15. The Horrible Anslinger

Jazz musicians smoked weed, and their music sounded freakish to Anslinger. That proved to him that marijuana caused insanity, so he targeted jazz musicians. He ordered his agents to: “prepare all cases in your jurisdiction involving musicians in violation of the marijuana laws. We will have a great national round-up arrest of all such persons in a single day“. When congressmen questioned that, he reassured them that his crackdown focused not on: “the good musicians, but the jazz type“. Billie Holiday was one of his main targets. In real life, as in The United States vs Billie Holiday, Anslinger sent black undercover agent Jimmy Fletcher to target her. Fletcher is depicted as becoming romantically involved with Holiday. However, it is unclear whether that happened in real life. Whatever the relationship, Fletcher got close enough to Holiday to bust her on a drug possession charge in 1947.

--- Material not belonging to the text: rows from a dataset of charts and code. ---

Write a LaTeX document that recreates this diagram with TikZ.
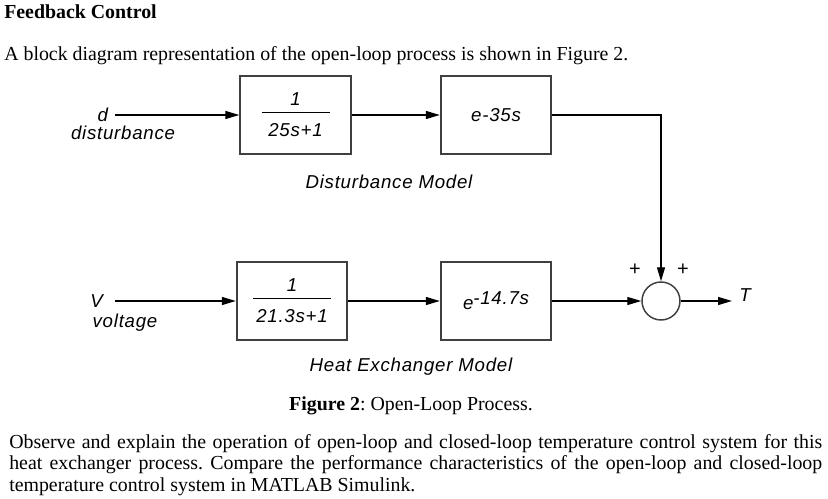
\documentclass[tikz,border=0pt]{standalone}
\usepackage{fontspec}
\setmainfont{Liberation Serif}
\newfontfamily\diagfont[LetterSpace=4]{Liberation Sans}
\usetikzlibrary{positioning,arrows.meta}

\begin{document}
\frenchspacing
\begin{tikzpicture}[
      x=0.75pt, y=-0.75pt,
      txt/.style={inner sep=0pt, font=\fontsize{14.9pt}{16.1pt}\selectfont},
      lbl/.style={inner sep=0pt, font=\diagfont\itshape\fontsize{14pt}{12pt}\selectfont},
      block/.style={draw=black!75, line width=1.3pt, minimum width=83pt, minimum height=59pt, align=center, inner sep=0pt, font=\diagfont\itshape\fontsize{14pt}{12pt}\selectfont},
      sumnode/.style={draw=black!75, line width=1.1pt, circle, minimum size=28.5pt, inner sep=0pt},
      sign/.style={inner sep=0pt, font=\diagfont\fontsize{15pt}{15pt}\selectfont},
      arr/.style={-{Triangle[length=10.5pt, width=6pt]}, line width=1pt}
  ]
    \fill[white] (0,0) rectangle (828,499);
    \useasboundingbox (0,0) rectangle (828,499);

    \node[txt, anchor=base west] (title) at (4,19) {\textbf{Feedback Control}};
    \node[txt, anchor=base west] (intro) at (4,61) {A block diagram representation of the open-loop process is shown in Figure 2.};

    \node[lbl, anchor=east, inner xsep=5pt] (din) at (115,115) {d};
    \node[lbl] (dlbl) at (123,133) {disturbance};
    \node[block] (b1) at (295.5,115) {1\\[-6.4pt]\rule{51pt}{0.9pt}\\[5.6pt]25s+1};
    \node[block] (b2) at (496,115) {e-35s};
    \node[lbl] (dmodel) at (389,182) {Disturbance Model};

    \node[lbl, anchor=east, inner xsep=9pt] (vin) at (115,301) {V};
    \node[lbl] (vlbl) at (125,323) {voltage};
    \node[block] (b3) at (292,301) {1\\[-6.4pt]\rule{58pt}{0.9pt}\\[5.6pt]21.3s+1};
    \node[block] (b4) at (496,301) {e\raisebox{3.5pt}{-14.7s}};
    \node[lbl] (hmodel) at (411,367) {Heat Exchanger Model};

    \node[sumnode] (sum) at (661,301) {};
    \node[sign] (plusa) at (635,270) {+};
    \node[sign] (plusb) at (683,270) {+};
    \coordinate (tout) at (732,301);
    \node[lbl, anchor=west] (tlbl) at (739,295) {T};

    \draw[arr] (din) -- (b1);
    \draw[arr] (b1) -- (b2);
    \draw[arr] (b2.east) -| (sum.north);
    \draw[arr] (vin) -- (b3);
    \draw[arr] (b3) -- (b4);
    \draw[arr] (b4) -- (sum);
    \draw[arr] (sum) -- (tout);

    \node[txt, anchor=base] (caption) at (411,410) {\textbf{Figure 2}: Open-Loop Process.};
    \node[txt, anchor=north west, align=left] (para) at (9,434) {\makebox[609.75pt][s]{Observe and explain the operation of open-loop and closed-loop temperature control system for this}\\
      \makebox[609.75pt][s]{heat exchanger process. Compare the performance characteristics of the open-loop and closed-loop}\\
      temperature control system in MATLAB Simulink.};
\end{tikzpicture}
\end{document}
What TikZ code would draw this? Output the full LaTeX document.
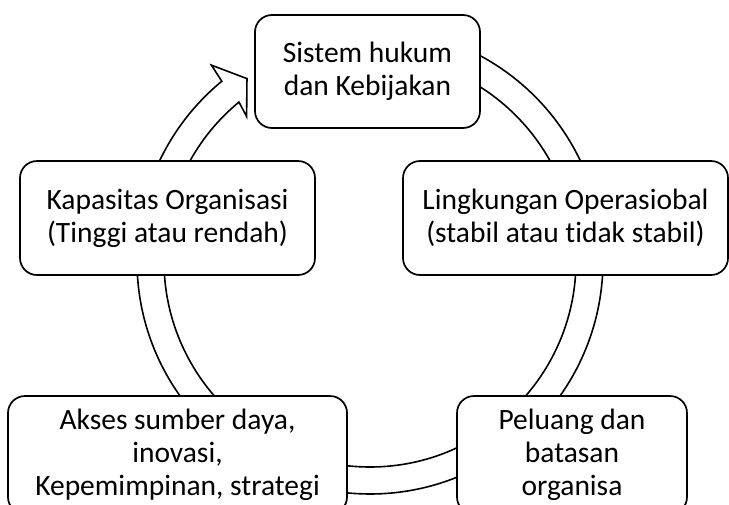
\documentclass[tikz,border=0pt]{standalone}
\usepackage{fontspec}
\setmainfont{Carlito}[Ligatures=NoCommon]
\usetikzlibrary{calc}
\begin{document}
\begin{tikzpicture}[x=1pt,y=1pt,
  box/.style={draw, line width=1.7pt, rounded corners=17pt, fill=white, align=center, inner sep=0pt, font=\fontsize{29.5}{33}\selectfont},
  ring/.style={draw, line width=1.6pt, fill=white, line join=miter}]
\useasboundingbox (0,0) rectangle (729,-504);
\coordinate (C) at (370,-261);
\path[ring] ($(C)+(129.5:233)$) arc[start angle=129.5, end angle=450, radius=233]
  -- ($(C)+(450:206)$) arc[start angle=450, end angle=129.5, radius=206]
  -- ($(C)+(130.5:190)$) -- ($(C)+(124:220)$) -- ($(C)+(129:252)$) -- cycle;
\node[box, minimum width=225pt, minimum height=113pt] (top) at (367.5,-71.5) {Sistem hukum\\dan Kebijakan};
\node[box, minimum width=325pt, minimum height=114pt] (right) at (565.5,-218) {Lingkungan Operasiobal\\(stabil atau tidak stabil)};
\node[box, minimum width=295pt, minimum height=114pt] (left) at (167.5,-218) {Kapasitas Organisasi\\(Tinggi atau rendah)};
\node[box, minimum width=339pt, minimum height=118pt] (bl) at (177.5,-455) {Akses sumber daya,\\inovasi,\\Kepemimpinan, strategi};
\node[box, minimum width=230pt, minimum height=118pt] (br) at (572,-455) {Peluang dan\\batasan\\organisa};
\end{tikzpicture}
\end{document}
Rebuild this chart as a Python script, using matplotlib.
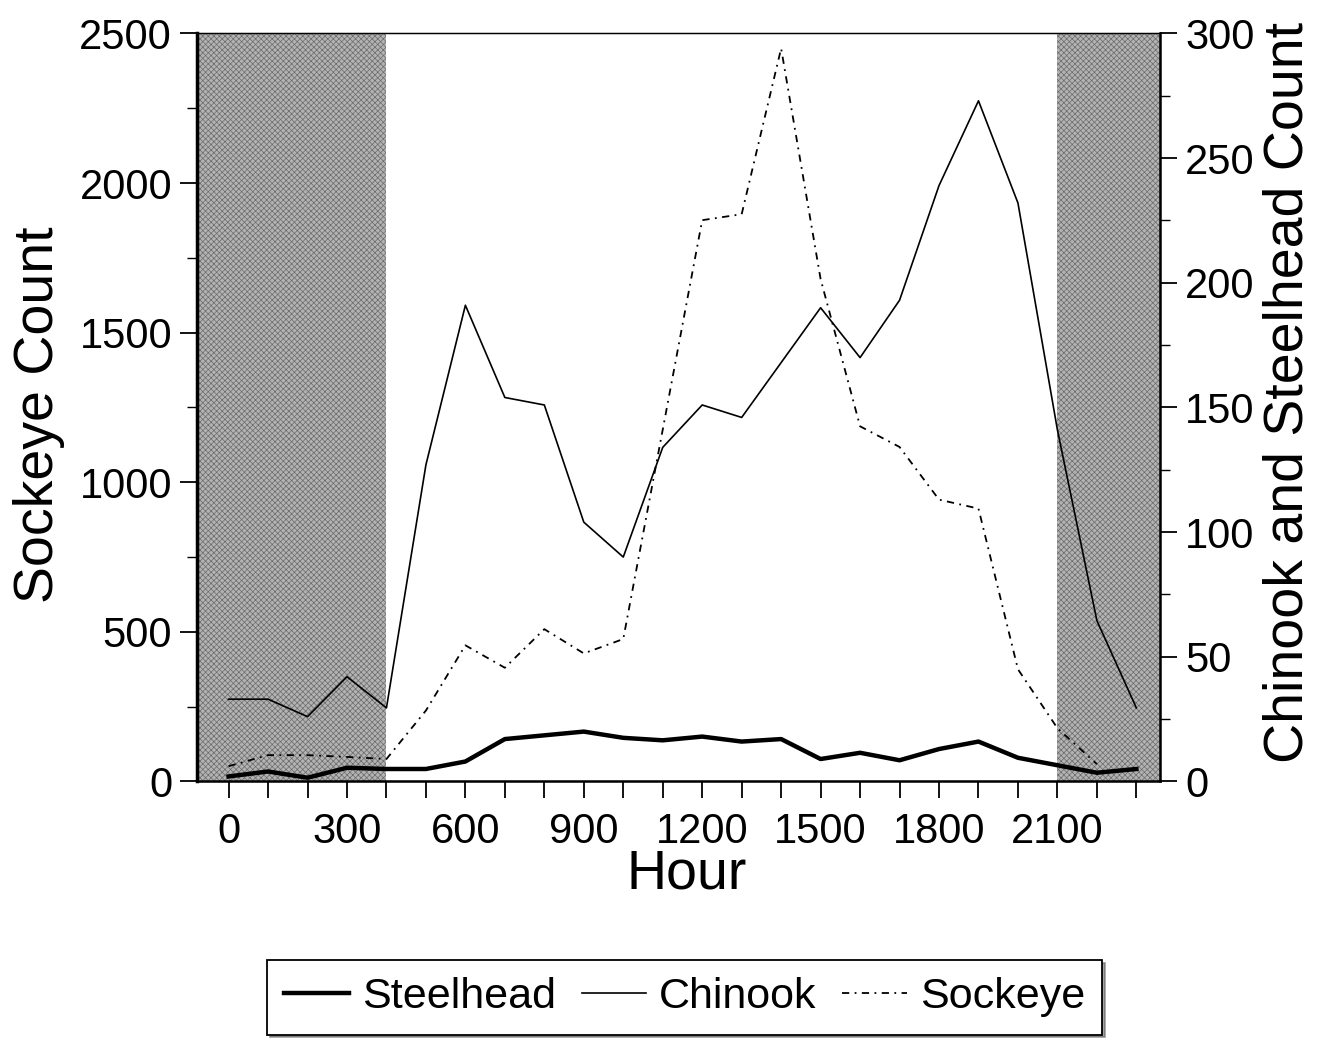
import numpy as np
import matplotlib
matplotlib.use("Agg")
import matplotlib.pyplot as plt
from matplotlib import font_manager

plt.rcParams['font.family'] = ['Liberation Sans', 'DejaVu Sans']
plt.rcParams['hatch.linewidth'] = 0.5

# condensed face for the big labels, if it is there
names = {f.name for f in font_manager.fontManager.ttflist}
narrow = 'Liberation Sans Narrow' if 'Liberation Sans Narrow' in names else 'Liberation Sans'
label_stretch = 'normal' if narrow != 'Liberation Sans' else 'condensed'

# hourly counts
hours = [0, 100, 200, 300, 400, 500, 600, 700, 800, 900, 1000, 1100,
         1200, 1300, 1400, 1500, 1600, 1700, 1800, 1900, 2000, 2100, 2200, 2300]
steelhead = [2, 4, 1.5, 5.5, 5, 5, 8, 17, 18.5, 20, 17.5, 16.5,
             18, 16, 17, 9, 11.5, 8.5, 13, 16, 9.5, 6.5, 3.5, 5]
chinook = [33, 33, 26, 42, 29.5, 127, 191, 154, 151, 104, 90, 134,
           151, 146, 168, 190, 170, 193, 239, 273, 232, 141, 64.5, 29.5]
sockeye_hours = hours[:23]
sockeye = [51, 88, 88, 82, 75, 237, 455, 380, 509, 428, 476, 1176,
           1876, 1896, 2450, 1679, 1187, 1118, 942, 912, 375, 178, 58]

# night periods (shaded)
night = [(-80, 400), (2100, 2360)]

xtick_pos = list(range(0, 2400, 100))
xtick_lab = [str(h) if h % 300 == 0 and h <= 2100 else '' for h in xtick_pos]

fig = plt.figure(figsize=(13.32, 10.4), dpi=100)
ax = fig.add_axes([0.1479, 0.2486, 0.723, 0.7192])
ax2 = ax.twinx()

for a, b in night:
    ax.axvspan(a, b, facecolor='0.7', edgecolor='0.42', hatch='xxxxxx',
               linewidth=0, zorder=0)

sock_line, = ax.plot(sockeye_hours, sockeye, color='black', lw=1.3,
                     linestyle=(0, (4, 3, 1, 3)), label='Sockeye')
l1, = ax2.plot(hours, steelhead, color='black', lw=3.2, label='Steelhead')
l2, = ax2.plot(hours, chinook, color='black', lw=1.2, label='Chinook')

ax.set_xlim(-80, 2360)
ax.set_ylim(0, 2500)
ax2.set_ylim(0, 300)

ax.set_yticks(range(0, 2501, 500))
ax.set_yticks(range(250, 2500, 500), minor=True)
ax2.set_yticks(range(0, 301, 50))
ax2.set_yticks(range(25, 300, 50), minor=True)
ax.set_xticks(xtick_pos)
ax.set_xticklabels(xtick_lab)

ax.tick_params(axis='both', which='major', direction='out', length=12,
               width=1.3, labelsize=30, pad=6)
ax.tick_params(axis='x', which='major', pad=10)
ax.tick_params(axis='y', which='minor', direction='out', length=7, width=1.0)
ax2.tick_params(axis='y', which='major', direction='out', length=12,
                width=1.3, labelsize=30, pad=6)
ax2.tick_params(axis='y', which='minor', direction='out', length=7, width=1.0)

ax.spines['left'].set_linewidth(2.5)
ax.spines['bottom'].set_linewidth(1.8)
ax.spines['top'].set_linewidth(1.0)
ax2.spines['right'].set_linewidth(1.8)

lab_font = dict(family=narrow, stretch=label_stretch, size=40)
ax.set_ylabel('Sockeye Count', fontdict=lab_font)
ax2.set_ylabel('Chinook and Steelhead Count', fontdict=lab_font)
ax.set_xlabel('Hour', fontdict=lab_font)
ax.yaxis.set_label_coords(-0.137, 0.49)
ax2.yaxis.set_label_coords(1.106, 0.52)
ax.xaxis.set_label_coords(0.508, -0.09)

leg = fig.legend([l1, l2, sock_line], ['Steelhead', 'Chinook', 'Sockeye'],
                 loc='center', bbox_to_anchor=(0.514, 0.041), ncol=3,
                 prop=dict(family=narrow, size=31), frameon=True,
                 fancybox=False, shadow=True, edgecolor='black',
                 handlelength=1.5, handletextpad=0.3,
                 columnspacing=0.6, borderpad=0.4)
leg.get_frame().set_linewidth(1.3)

fig.savefig('out.png', dpi=100)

That got Holiday a year in prison. It also got her a felony record that limited the venues in which she could perform. In 1949, Fletcher once again busted Holiday on a possession charge after she was set up. The movie shows a repentant Fletcher deliberately tank the case on the witness stand. There is no evidence that Fletcher threw the case, but Holiday was acquitted. In the movie, Fletcher then trails Holiday for years, and has a long affair with her. The historic record is silent as to whether such an affair occurred, but Fletcher was assigned to Holiday for years. It is also historic fact that, as depicted in the movie, Anslinger’s grudge against Holiday lasted until her final breath. In 1959, as she lay dying of cirrhosis, her hospital room was raided. She was kept under police guard until she died.